現地でDirty Kitchenと呼ばれている
かまど

ハイスクール卒業資格試験受験

・何度が授業の様子を見ているが、着々と問題演習をしている。
・今年の2月に実施された資格試験の結果が6月に発表され、シキホール全体で17名が合格したとのことである。昨年の約3倍に増えて、先生は嬉しそうに話していた。
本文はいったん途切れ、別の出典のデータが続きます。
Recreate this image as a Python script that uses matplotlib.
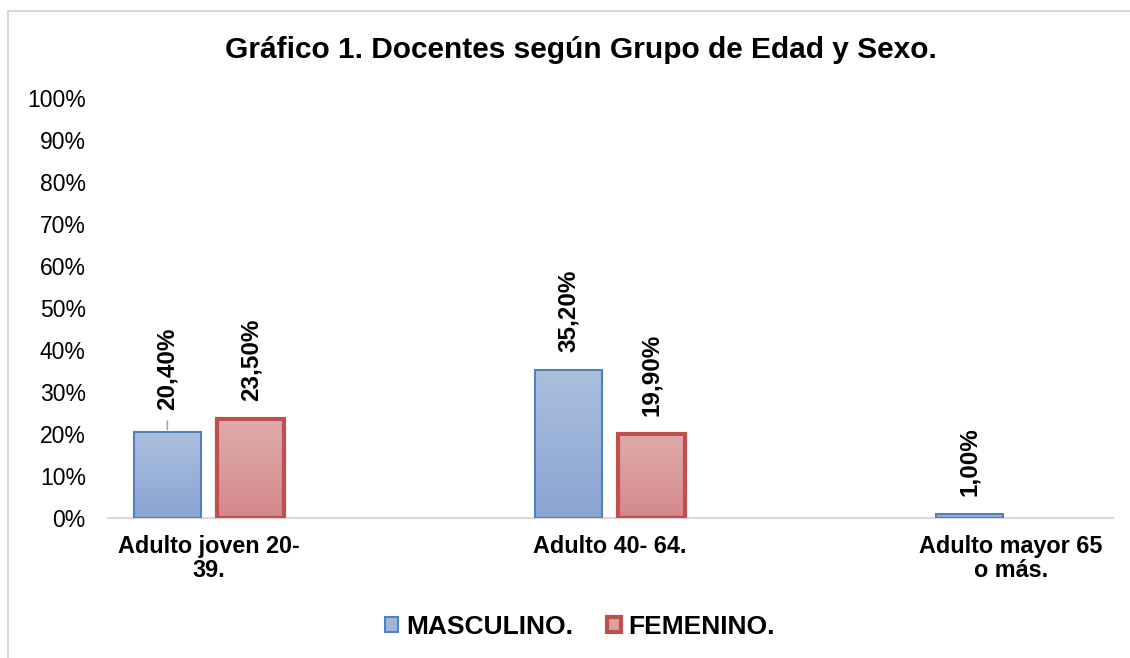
import matplotlib.pyplot as plt
import numpy as np
from matplotlib.colors import LinearSegmentedColormap
from matplotlib.patches import Rectangle, Patch
from matplotlib.lines import Line2D

# Data
categories = ["Adulto joven 20-\n39.", "Adulto 40- 64.", "Adulto mayor 65\no más."]
masculino = [20.4, 35.2, 1.0]
femenino = [23.5, 19.9, None]
series_names = ["MASCULINO.", "FEMENINO."]
y_ticks = list(range(0, 101, 10))

plt.rcParams["font.family"] = ["Liberation Sans", "DejaVu Sans"]

fig = plt.figure(figsize=(11.3, 6.58), dpi=100)
ax = fig.add_axes([108 / 1130, 140 / 658, 1005 / 1130, 420 / 658])

# outer frame of the chart area (cut off at right/bottom)
fig.add_artist(Line2D([8 / 1130, 8 / 1130], [0, 1 - 11 / 658],
                      transform=fig.transFigure, color="#d9d9d9", lw=1.5))
fig.add_artist(Line2D([8 / 1130, 1], [1 - 11 / 658, 1 - 11 / 658],
                      transform=fig.transFigure, color="#d9d9d9", lw=1.5))

blue_cmap = LinearSegmentedColormap.from_list("b", ["#8aa5d3", "#abbfde"])
red_cmap = LinearSegmentedColormap.from_list("r", ["#d4898a", "#dfabab"])
grad = np.linspace(0, 1, 256).reshape(-1, 1)

x = np.arange(len(categories))
width = 0.168
offset = 0.104

series = [
    (masculino, -offset, blue_cmap, "#4f81bd", 1.5),
    (femenino, offset, red_cmap, "#c0504d", 3.0),
]

for vals, off, cmap, edge, lw in series:
    for i, v in enumerate(vals):
        if v is None:
            continue
        x0 = x[i] + off - width / 2
        rect = Rectangle((x0, 0), width, v, facecolor="none",
                         edgecolor=edge, lw=lw, zorder=3)
        ax.add_patch(rect)
        im = ax.imshow(grad, extent=[x0, x0 + width, 0, v], origin="lower",
                       aspect="auto", cmap=cmap, zorder=2)
        im.set_clip_path(rect)
        pad = 16 if i == 0 and off < 0 else 13
        ax.annotate(f"{v:.2f}%".replace(".", ","), (x[i] + off, v),
                    xytext=(0, pad), textcoords="offset points",
                    rotation=90, ha="center", va="bottom",
                    fontsize=17.5, fontweight="bold")

# leader line for the first label
ax.annotate("", (x[0] - offset, masculino[0]), xytext=(0, 10),
            textcoords="offset points",
            arrowprops=dict(arrowstyle="-", color="#a6a6a6", lw=1.2))

ax.set_xlim(-0.252, 2.254)
ax.set_ylim(0, 100)
ax.set_yticks(y_ticks)
ax.set_yticklabels([f"{t}%" for t in y_ticks])
ax.set_xticks(x)
ax.set_xticklabels(categories, fontweight="bold", linespacing=1.05)
ax.tick_params(axis="y", length=0, labelsize=16.5, pad=16)
ax.tick_params(axis="x", length=0, labelsize=16.8, pad=12)
for s in ["left", "right", "top"]:
    ax.spines[s].set_visible(False)
ax.spines["bottom"].set_color("#d9d9d9")
ax.spines["bottom"].set_linewidth(1.5)
ax.spines["bottom"].set_zorder(1)

fig.text(581 / 1130, 1 - 50 / 658, "Gráfico 1. Docentes según Grupo de Edad y Sexo.",
         ha="center", va="center", fontsize=21.5, fontweight="bold")

handles = [
    Patch(facecolor="#a0b5da", edgecolor="#4f81bd", lw=1.5),
    Patch(facecolor="#dba0a0", edgecolor="#c0504d", lw=3.0),
]
fig.legend(handles, series_names, loc="center", ncol=2,
           bbox_to_anchor=(580 / 1130, 1 - 627 / 658), frameon=False,
           prop={"size": 19, "weight": "bold"}, handlelength=0.5,
           handleheight=0.5, handletextpad=0.3, columnspacing=1.3)

fig.savefig("out.png", dpi=100)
今回のラーニング・センターが出来る前に学んだ生徒なので、あまり関係ないとも言えるが、以前から、問題集を渡しておいたり、ノートや筆記用具も寄付したりはしていたので、それなりには支援したと言えなくもない。
今年沢山合格したので、来年さらに合格者を増やすのは難しいのかもしれないが、日本の高校や予備校のように、合格者の数で競うようなことは、ここでは不要であろう。
あまり簡単に受かるような試験になっては、4年間まじめにハイスクールに通っていた生徒が、面白くないかもしれず、実施者は さじ加減が難しいのだろうと想像される。
・フィリピンでは、学習参考書や問題集が、ほとんど見当たらない。
先日、中国で 大きな書店に入ったところ、学習参考書売り場も 巨大な面積を占めていて、本の種類は別にして、面積では、日本もはるか及ばない状況だった。フィリピンはこの逆で、特に問題集については、ほんの少ししか見当たらない。それでも、マニラのグロリエッタというショッピングモールの中の書店が大きいというので、昨年の10月 そこへ行って、並んでいた問題集を一通り購入した。余談だが、たまたま、爆発騒ぎのあった前日で、事無きを得た。そのうちの1冊を、前回の受験生に使ってもらうべく先生に貸しておいたが、それなりに役に立ったようである。
問題集や参考書を持っていないのは、素手か竹槍で戦えと言っているようなもので、できるだけ充実させたい。
これまで、私の方で、お勉強用のソフトウェアを いろいろ揃えていて、特に、Spelling Made Easyというソフトウェアは、かなりうまく出来ていて、これも教材に加えてもらう予定である。
他にも、いろいろパソコンを有効利用できるはずである。